This week
was Revisited Classics, taking classic recipes and placing a spin on it. I was sous chef, the right hand man for
chef. I was paired up with chef, scaling
and mixing recipes with him. Our chef
was Philippe, and it was his first time teaching the class. He has been a teacher at ENSP for three
months. This posed some problems. He was a very friendly chef, enjoyed
teaching, but didn’t trust our skills or capabilities, and therefore had to
demo every recipe. When one of us had a
question, he automatically assumed we needed a demo for the entire recipe.
Also, because he has never taught the
course before, we were his trial run, and we weren’t able to complete the
entire recipe packet in the four days.
We also didn’t execute the recipe as required per other classes. The final products weren’t finished as
needed. When the last day finally came,
and we set up our buffet, we as a class saw the culmination of a not so great
week. We didn’t take a group picture
with our buffet because most of us weren’t satisfied with the products.

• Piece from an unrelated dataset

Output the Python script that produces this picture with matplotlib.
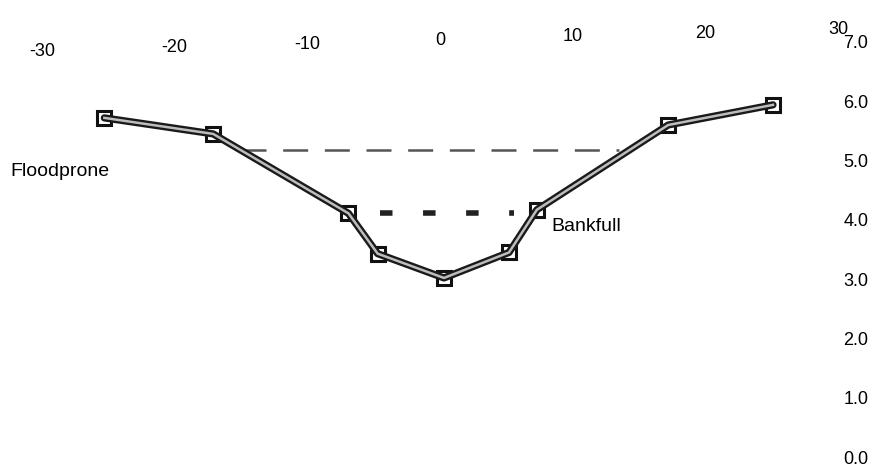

For the first time, two of my products
made it onto the buffet: the Mille Feuille (Napoléon) & Tarte Facon St
Honore (black current/cassis dessert). It
was interesting learning a twist on classic desserts; I just wish our teacher
was more prepared and knowledgeable on the subject at hand.
In class we made:
~ Paris Montaigne ~Mille Feuille ~Tarte de Citron
~ Tarte Tatin ~ Tarte Facon
St Honore
We semi finished:
~ Éclairs ~ Religieuse ~
Opera (Frambroise)
We didn’t make:
~Tarte au Chocolat
This coming week we have confectionary. We switch to PM labs for the final four weeks
were in France. Tomorrow (today) is my practical midterm.
One month ago I arrived in France, a
thought I only dreamed about for so many years.
In four weeks I graduate from ENSP and leave this magical land, and
return to classes as normal at Johnson & Wales University.
My dreams aren’t stopping now. If you work hard enough anything is possible!